A surprisingly common root cause: one container was started with --network my-network, and the other was started with no network flag at all, silently landing on the default bridge instead (see that question). They're simply on two different, unconnected networks. No amount of DNS or firewall troubleshooting will fix that — they need to actually be attached to the same network.
Step 2: test DNS resolution specifically, before testing the actual connection
docker exec web nslookup api
# or, if nslookup isn't available in a minimal image:
docker exec web getent hosts api
If the name doesn't resolve to an IP at all, the problem is at the networking/DNS layer (likely Step 1's issue, or the target container isn't actually running). If it does resolve to an IP, the problem is further along — the name resolution is fine, so investigate the actual connection next.
Step 3: test actual connectivity to the resolved IP/port
docker exec web curl -v http://api:3000/health
docker exec web nc -zv api 3000 # just check if the port is open, without a full HTTP request
If DNS resolves correctly but the connection itself fails or times out, check:
- Is the target application actually listening on that port, and on the right interface? A common mistake: an application bound to
127.0.0.1inside its own container (only reachable from within that same container) instead of0.0.0.0(reachable from other containers on the network). This is an application-level configuration issue, not a Docker networking problem at all, but it manifests identically as "can't connect."
docker exec api netstat -tlnp
# Confirm it's listening on 0.0.0.0:3000, not just 127.0.0.1:3000
- Is there a firewall rule (host-level iptables, or a cloud security group) blocking the traffic — less common for pure container-to-container traffic on the same Docker network, but worth checking if the setup involves any custom host-level firewall configuration.
Step 4: for "can't reach the internet" specifically, check the host and DNS layers
docker exec my-container ping 8.8.8.8 # test raw IP connectivity, bypassing DNS entirely
docker exec my-container cat /etc/resolv.conf # check what DNS server the container is configured to use
docker exec my-container nslookup google.com # test actual DNS resolution to the outside world
- If raw IP connectivity (
ping 8.8.8.8) fails, the problem is likely at the host or NAT level. Check that the container's network mode isn't accidentallynone, and that the host itself has working internet connectivity with intact NAT/iptables rules. A corrupted or manually-modified iptables ruleset — sometimes caused by other software on the host interfering with Docker's own rules — is a real, though less common, cause here. - If raw IP connectivity works but DNS resolution to the outside world fails, the problem is specifically in DNS configuration — check what DNS servers the container (and the Docker daemon's own default DNS configuration) are actually using.
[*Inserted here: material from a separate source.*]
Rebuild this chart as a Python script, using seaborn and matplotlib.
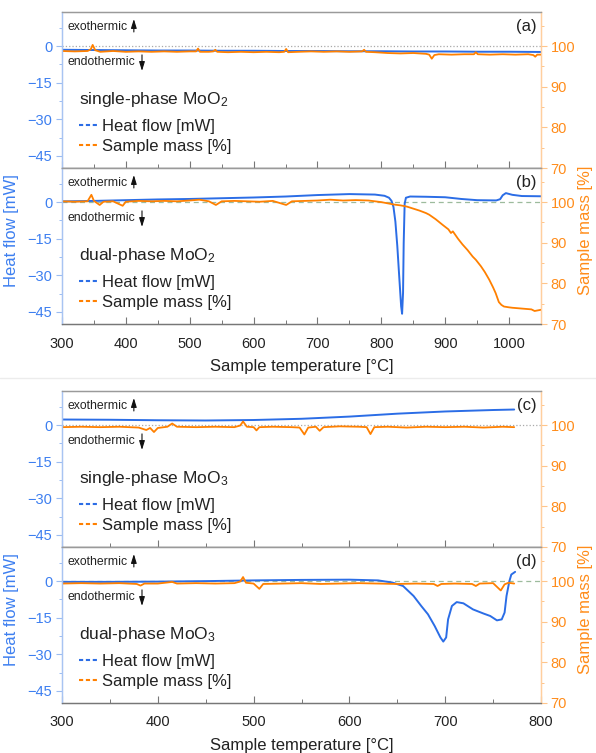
import matplotlib
matplotlib.use("Agg")
import matplotlib.pyplot as plt
from matplotlib.lines import Line2D
from matplotlib.ticker import MultipleLocator, FixedLocator
import seaborn as sns

sns.set_theme(style="white")
plt.rcParams['font.family'] = ['Liberation Sans', 'DejaVu Sans']
plt.rcParams['mathtext.fontset'] = 'custom'
plt.rcParams['mathtext.rm'] = 'Liberation Sans'
plt.rcParams['mathtext.it'] = 'Liberation Sans:italic'

# ---------------- data ----------------
a_hf_T = [300, 350, 400, 450, 500, 550, 600, 650, 700, 750, 800, 850, 900, 950, 1000, 1050]
a_hf = [-1.5, -1.6, -1.7, -1.8, -1.8, -1.9, -1.9, -2.0, -2.0, -2.1, -2.1, -2.2, -2.2, -2.3, -2.3, -2.4]
a_m_T = [300, 320, 340, 345, 348, 352, 360, 380, 400, 420, 440, 460, 480, 500, 510, 513, 516, 530, 537, 540,
         543, 560, 580, 600, 620, 640, 648, 651, 654, 670, 690, 710, 730, 750, 770, 773, 776, 790, 810, 830,
         850, 870, 875, 879, 883, 890, 910, 930, 945, 948, 951, 970, 990, 1010, 1030, 1038, 1041, 1044, 1050]
a_m = [98.8, 98.7, 98.8, 99.2, 100.3, 99.0, 98.6, 98.8, 98.6, 98.7, 98.6, 98.7, 98.6, 98.7, 98.7, 99.4, 98.6,
       98.6, 98.7, 99.1, 98.6, 98.5, 98.6, 98.5, 98.6, 98.5, 98.6, 99.3, 98.5, 98.6, 98.7, 98.6, 98.7, 98.6,
       98.7, 99.1, 98.6, 98.5, 98.3, 98.2, 98.3, 98.1, 97.9, 96.9, 97.8, 98.0, 97.9, 98.0, 98.0, 98.5, 98.0,
       97.9, 98.0, 97.9, 98.0, 97.8, 97.4, 97.9, 97.9]

b_hf_T = [300, 350, 400, 450, 500, 550, 600, 650, 700, 750, 790, 805, 812, 816, 819, 822, 825, 828, 831,
          832.5, 834, 835, 836.5, 838.5, 845, 870, 900, 925, 950, 980, 986, 990, 995, 1005, 1020, 1050]
b_hf = [0.3, 0.5, 0.8, 1.1, 1.3, 1.6, 1.9, 2.3, 2.9, 3.3, 3.1, 2.6, 1.8, 0.5, -2.0, -8.0, -18.0, -30.5,
        -42.7, -45.8, -37.2, -16.9, -0.7, 1.8, 2.3, 2.2, 2.0, 1.3, 0.8, 0.7, 1.2, 2.8, 3.7, 3.0, 2.5, 2.4]
b_m_T = [300, 320, 340, 346, 350, 359, 365, 380, 395, 400, 420, 440, 460, 480, 500, 515, 530, 541, 550,
         570, 590, 610, 630, 651, 660, 680, 700, 720, 740, 760, 780, 800, 810, 820, 830, 840, 850, 860, 870,
         875, 885, 896, 905, 909, 912, 920, 927, 935, 943, 948, 956, 962, 969, 975, 979, 984, 988, 992,
         1000, 1005, 1020, 1035, 1040, 1050]
b_m = [100.2, 100.1, 100.2, 101.8, 100.3, 99.3, 100.1, 100.2, 99.1, 100.1, 100.3, 100.2, 100.3, 100.2,
       100.4, 100.6, 100.2, 99.3, 100.2, 100.3, 100.2, 100.1, 100.3, 99.3, 100.2, 100.3, 100.4, 100.6,
       100.4, 100.5, 100.4, 100.0, 99.7, 99.4, 99.2, 98.9, 98.4, 97.9, 97.3, 96.9, 95.8, 94.4, 93.3, 92.4,
       92.8, 91.0, 89.6, 88.2, 86.6, 85.8, 84.2, 82.8, 80.9, 79.0, 77.6, 75.4, 74.7, 74.3, 74.1, 74.0,
       73.8, 73.6, 73.2, 73.5]

c_hf_T = [300, 350, 400, 450, 500, 550, 600, 650, 700, 750, 772]
c_hf = [2.3, 2.2, 2.0, 1.9, 2.1, 2.6, 3.5, 4.7, 5.6, 6.2, 6.4]
c_m_T = [300, 320, 340, 360, 380, 388, 392, 396, 400, 410, 415, 420, 440, 460, 480, 486, 489, 493, 500,
         503, 506, 520, 540, 548, 553, 557, 565, 569, 573, 590, 610, 618, 622, 626, 640, 660, 680, 700,
         720, 740, 760, 772]
c_m = [99.5, 99.6, 99.5, 99.6, 99.4, 98.8, 99.3, 98.3, 99.3, 99.6, 100.4, 99.6, 99.5, 99.6, 99.5, 99.9,
       100.9, 99.6, 99.5, 98.7, 99.5, 99.6, 99.5, 99.4, 97.7, 99.4, 99.6, 98.6, 99.5, 99.7, 99.6, 99.5,
       97.8, 99.5, 99.6, 99.4, 99.6, 99.5, 99.6, 99.4, 99.6, 99.5]

d_hf_T = [300, 350, 400, 450, 500, 550, 600, 630, 645, 656, 667, 675, 682, 689, 695, 698, 701, 703, 707,
          712, 719, 729, 740, 747, 754, 759, 762, 764, 767, 769, 773]
d_hf = [-0.3, -0.3, -0.2, 0.0, 0.3, 0.5, 0.6, 0.3, -0.6, -2.0, -6.1, -10.2, -13.6, -18.4, -23.1, -24.8,
        -23.1, -15.7, -10.2, -8.6, -9.1, -11.6, -13.3, -14.3, -16.1, -15.7, -12.9, -6.1, 0.0, 2.7, 3.8]
d_m_T = [300, 320, 340, 360, 378, 382, 386, 400, 415, 420, 440, 460, 480, 486, 489, 492, 500, 506, 510,
         530, 550, 570, 590, 610, 630, 650, 670, 688, 692, 696, 710, 728, 732, 736, 750, 758, 762, 766, 772]
d_m = [99.4, 99.5, 99.4, 99.5, 99.3, 98.9, 99.4, 99.4, 99.8, 99.4, 99.5, 99.4, 99.5, 99.9, 101.0, 99.6,
       99.4, 98.1, 99.3, 99.4, 99.5, 99.3, 99.4, 99.5, 99.4, 99.3, 99.4, 99.3, 98.8, 99.3, 99.4, 99.3,
       98.8, 99.4, 99.5, 97.7, 99.2, 99.6, 99.4]

panels = [
    dict(tag="(a)", title="single-phase MoO$_2$", hT=a_hf_T, h=a_hf, mT=a_m_T, m=a_m, xlim=(300, 1050), bottom=False),
    dict(tag="(b)", title="dual-phase MoO$_2$", hT=b_hf_T, h=b_hf, mT=b_m_T, m=b_m, xlim=(300, 1050), bottom=True),
    dict(tag="(c)", title="single-phase MoO$_3$", hT=c_hf_T, h=c_hf, mT=c_m_T, m=c_m, xlim=(300, 800), bottom=False),
    dict(tag="(d)", title="dual-phase MoO$_3$", hT=d_hf_T, h=d_hf, mT=d_m_T, m=d_m, xlim=(300, 800), bottom=True),
]
series_labels = ["Heat flow [mW]", "Sample mass [%]"]
x_label = "Sample temperature [°C]"
hf_label = "Heat flow [mW]"
m_label = "Sample mass [%]"
hf_ticks = [0, -15, -30, -45]
m_ticks = [70, 80, 90, 100]

# ---------------- style ----------------
BLUE = "#2b6de6"
ORANGE = "#ff8000"
BLUE_T = "#3d7ff0"
ORANGE_T = "#ff8c1a"
TXT = "#222222"

W, H = 596, 753
fig = plt.figure(figsize=(W / 100, H / 100), dpi=100)
L = 62 / W
AW = (541 - 62) / W
tops = [12, 168, 391, 547]
ph = 156

arrow_kw = dict(arrowstyle="-|>,head_length=0.45,head_width=0.14", color="#111111", lw=0.8,
                shrinkA=0, shrinkB=0)

for i, p in enumerate(panels):
    top = tops[i]
    ax = fig.add_axes([L, 1 - (top + ph) / H, AW, ph / H])
    ax2 = ax.twinx()
    sns.lineplot(x=p["hT"], y=p["h"], ax=ax, color=BLUE, lw=1.4, estimator=None, sort=False)
    sns.lineplot(x=p["mT"], y=p["m"], ax=ax2, color=ORANGE, lw=1.3, estimator=None, sort=False)
    ax.set_xlim(*p["xlim"])
    ax.set_ylim(-50, 14)
    ax2.set_ylim(70, 108.4)
    zl_col = "#a9a9a9" if not p["bottom"] else "#9dbb9d"
    zl_ls = ":" if not p["bottom"] else (0, (4, 3))
    ax.axhline(0, color=zl_col, lw=0.9, ls=zl_ls, zorder=0)

    ax.yaxis.set_major_locator(FixedLocator(hf_ticks))
    ax.yaxis.set_minor_locator(MultipleLocator(7.5))
    ax2.yaxis.set_major_locator(FixedLocator(m_ticks))
    ax2.yaxis.set_minor_locator(MultipleLocator(5))
    ax.xaxis.set_major_locator(MultipleLocator(100))
    ax.xaxis.set_minor_locator(MultipleLocator(50))

    ax.tick_params(axis="y", which="major", direction="out", length=4, width=0.8, colors="#9bbcf2",
                   labelcolor=BLUE_T, labelsize=10.5, pad=3, left=True)
    ax.tick_params(axis="y", which="minor", direction="out", length=2.5, width=0.7, colors="#9bbcf2", left=True)
    ax2.tick_params(axis="y", which="major", direction="out", length=4, width=0.8, colors="#ffc58a",
                    labelcolor=ORANGE_T, labelsize=10.5, pad=3, right=True)
    ax2.tick_params(axis="y", which="minor", direction="out", length=2.5, width=0.7, colors="#ffc58a", right=True)
    ax.tick_params(axis="x", which="major", direction="in", length=5, width=0.8, colors="#777777",
                   labelcolor=TXT, labelsize=10.5, bottom=True, top=False, pad=9)
    ax.tick_params(axis="x", which="minor", direction="in", length=3, width=0.7, colors="#777777",
                   bottom=True, top=False)
    if not p["bottom"]:
        ax.tick_params(axis="x", labelbottom=False)
    else:
        ax.set_xlabel(x_label, fontsize=12, color=TXT, labelpad=6)
        ax.set_ylabel(hf_label, fontsize=12, color=BLUE_T)
        ax.yaxis.set_label_coords(-0.09, 0.60)
        ax2.set_ylabel(m_label, fontsize=12, color=ORANGE_T, rotation=90)
        ax2.yaxis.set_label_coords(1.077, 0.60)

    for a in (ax, ax2):
        a.spines["left"].set_color("#a8c4f2")
        a.spines["right"].set_color("#ffcf9e")
        a.spines["top"].set_color("#9a9a9a")
        a.spines["bottom"].set_color("#777777")
        for s in a.spines.values():
            s.set_linewidth(0.9)
    ax2.grid(False)
    ax.grid(False)

    ax.text(0.0125, 0.905, "exothermic", transform=ax.transAxes, fontsize=8.8, va="center", ha="left",
            color=TXT)
    ax.annotate("", xy=(0.150, 0.955), xytext=(0.150, 0.872), xycoords="axes fraction", arrowprops=arrow_kw)
    ax.text(0.0125, 0.678, "endothermic", transform=ax.transAxes, fontsize=8.8, va="center", ha="left",
            color=TXT)
    ax.annotate("", xy=(0.167, 0.622), xytext=(0.167, 0.725), xycoords="axes fraction", arrowprops=arrow_kw)
    ax2.text(0.991, 0.905, p["tag"], transform=ax.transAxes, fontsize=12, va="center", ha="right", color=TXT)

    ax2.text(0.035, 0.436, p["title"], transform=ax.transAxes, fontsize=12.5, va="center", ha="left", color=TXT)
    handles = [Line2D([], [], color=BLUE, lw=1.5, ls=(0, (2, 1.3))),
               Line2D([], [], color=ORANGE, lw=1.5, ls=(0, (2, 1.3)))]
    leg = ax2.legend(handles, series_labels, loc="center left",
                     bbox_to_anchor=(0.036, 0.202), frameon=False, fontsize=12,
                     handlelength=1.05, handletextpad=0.3, labelspacing=0.26, borderpad=0,
                     borderaxespad=0)
    for t in leg.get_texts():
        t.set_color(TXT)

# faint separator between the two figure halves
fig.add_artist(Line2D([0, 1], [1 - 378 / H, 1 - 378 / H], transform=fig.transFigure, color="#ececec", lw=1))

fig.savefig("out.png", dpi=100, facecolor="white")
The general debugging discipline
Work outward in layers, confirming each one before assuming the next is the problem: (1) are both containers on the same network at all, (2) does name resolution work, (3) does the actual connection succeed once you have a resolved IP, (4) is the destination truly listening where you expect. Skipping straight to complex firewall/iptables debugging without first confirming the basics — same network, actually listening on the right interface — wastes significant time debugging the wrong part of the system. The overwhelming majority of real-world "container can't reach container" issues turn out to be Step 1 or the "listening on 127.0.0.1 instead of 0.0.0.0" application-level mistake, not anything exotic at the networking layer itself.